AITemplate uses environment variables to control the behavior of codegen and profiling. The environment variables used in AITemplate are listed here.
NUM_BUILDERS: The number of CPU jobs running in parallel during codegen. It controls both the profiler codegen and the final .so codegen. It’s set to 12 in NIGHTLY jobs. Internally, it’s set to 12 for normal tests and 24 for heavy tests. By default, the builder uses all the available CPUs for building.
AIT_RECOMPILE: If set to “0”, it skips compilation for the .so and reuses the previously compiled ones. It is used to speed up local testing. The default value is “1” to always recompile.
AIT_NDEBUG: If set to “1”, compile with NDEBUG, disabling debug assertions. Recommended for production builds. “1” by default.
AIT_COMPILER_OPT: The optimization level for a compiler, which is directly passed to the host compiler command line. AITemplate host code may be very light in certain cases, so there is nothing to optimize for a host compiler. Thus, there is no need to make host compiler perform time costly optimizations. It may be very useful to use “-O0” value for debugging GPU kernels. “-O3” by default.
AIT_TIME_COMPILATION: If set to “1”, time each make command at the compilation time. This helps us to do compilation time analysis. Requires to install time package.
CACHE_DIR: The directory for the profiling cache. If unset, it defaults to ~/.aitemplate.
FLUSH_PROFILE_CACHE: If set to “1”, it removes the cache file and recreates an empty one.
DISABLE_PROFILER_CODEGEN: Normally in CI we randomly choose two profilers to codegen. If set to “1”, this flag disables profiler codegen completely to speed up long running tests so that the tests don’t time out. The default value is “0”.
CUDA_VISIBLE_DEVICES: This one is from CUDA itself. It’s used to set the number of GPU devices available for profiling. Set to “0,1,2,3,4,5,6,7” to speed up profiling. For benchmarking, it’s useful to set to a particular device to lower noise.
HIP_VISIBLE_DEVICES: This one is from ROCm itself. It’s used to set the number of GPU devices available for profiling. Set to “0,1,2,3,4,5,6,7” to speed up profiling. For benchmarking, it’s useful to set to a particular device to lower noise.
FORCE_PROFILE: If set to “1”, it will do profiling regarless in_ci_env and disable_profiler_codegen.
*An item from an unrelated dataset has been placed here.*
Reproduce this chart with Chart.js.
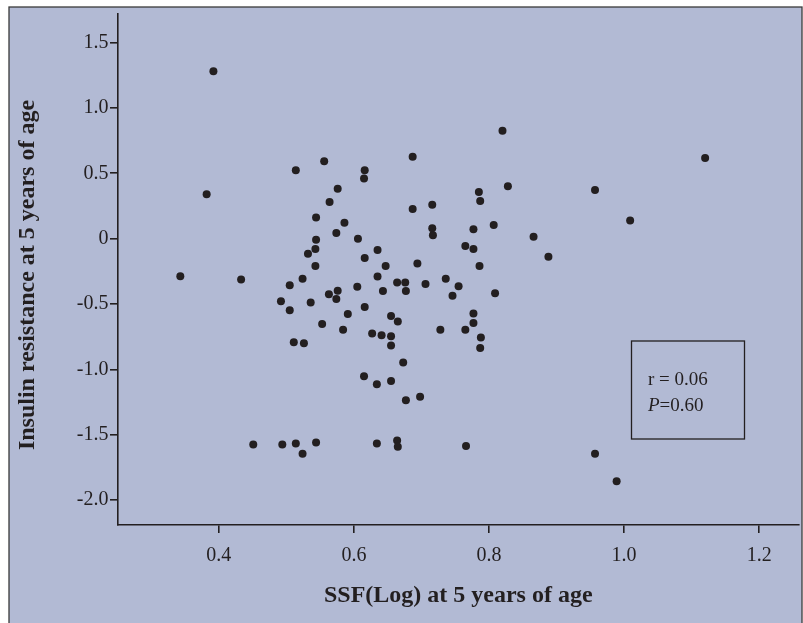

For non-NIGHTLY CI, we do not do profiling, and we could use FORCE_PROFILE=1 in these CI to do runs with codegen, compile, and profile.
CI_FLAG: It is set to “CIRCLECI” in OSS CI to indicate we’re in OSS CI environment. The behavior of the profiler and codegen is different in CI to speed up testing. Profiling itself for gemm/conv ops is disabled in CI. But we still compile two random profilers to make sure the profiler codegen is not broken.
AIT_BUILD_DOCS: If set to “1”, it will create a fake CUDA target to enable doc building in Github Actions.
LOGLEVEL: It is used to control the logging level in Python. The default value is “INFO”. “DEBUG” is useful for debugging.
AIT_PLOT_SHORTEN_TENSOR_NAMES: If set to “1”, shorten too long tensor names for a plot of a model graph, thus making a plot much easier to analyze visually. “0” by default.